While the modern American political landscape may lack the sine qua non of its founding fathers, it certainly has its own vast array of civic-minded tech giants. And just like the founders, these titans of industry have enormous sway over how society operates, with some of them, already seeing the writing on the wall when it comes to artificial intelligence and the average worker.
Bill Gates for instance has proposed taxing robots, demonstrating that once again, those with business and political savvy understand the economic and societal impacts of a completely servile 'worker'. Or, in a perverse historical callback to the politically opaque jargon of founding U.S. politics, a 'non-American person'.
While we may be a long way off from creating a robot with enough intelligence to resemble the likes of a fully functional android like Star Trek's Data, we do have highly advanced algorithms and bots that are playing increasingly oversized roles in a good deal of American politics, and not in a good way.
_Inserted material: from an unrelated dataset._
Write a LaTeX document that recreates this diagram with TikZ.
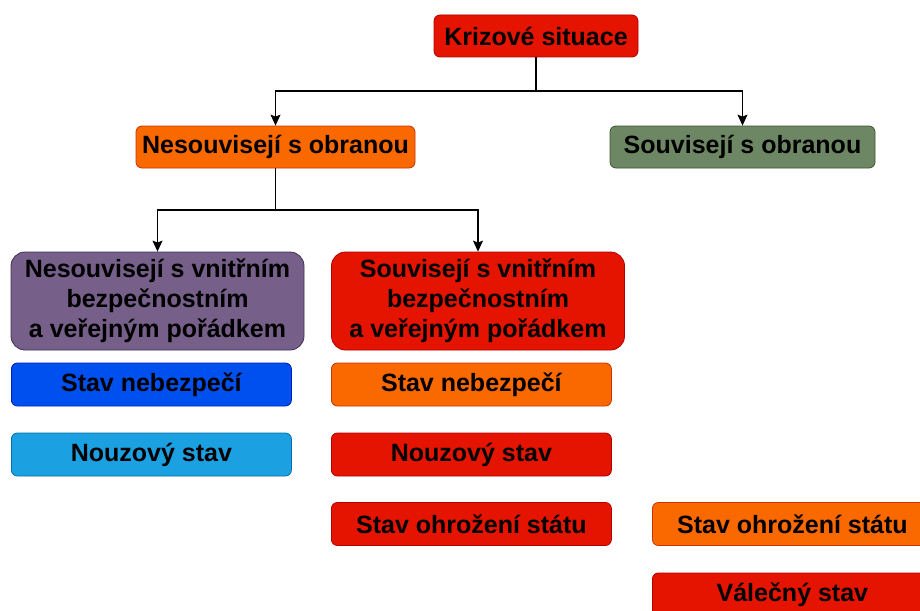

And the majority of these algorithms are on social media platforms that unlike TikTok, are owned by American businesses, and thus, are under the purvey of American businessmen - and regulators.
And while some of these platforms include algorithms that are 'open source', such as portions of Elon' Musk's Twitter, China, one of the foreign adversaries listed in the new H.R.7521 bill to ban TikTok, is leading the way in at the very least, forcing its native businesses to reveal how their own algorithms work.
It may be a first step, but recognizing and cataloguing these algorithms could lead to a more democratized understanding of their addictive nature, thereby allowing regulators a systematic approach to taxation. And such an approach may lead to greater public debate over the innerworkings of a technology and how it may be taxed. That is, unless the 'real' Americans, such the tech giants and their massive followers push back once more in favor of their economic and political self-interest.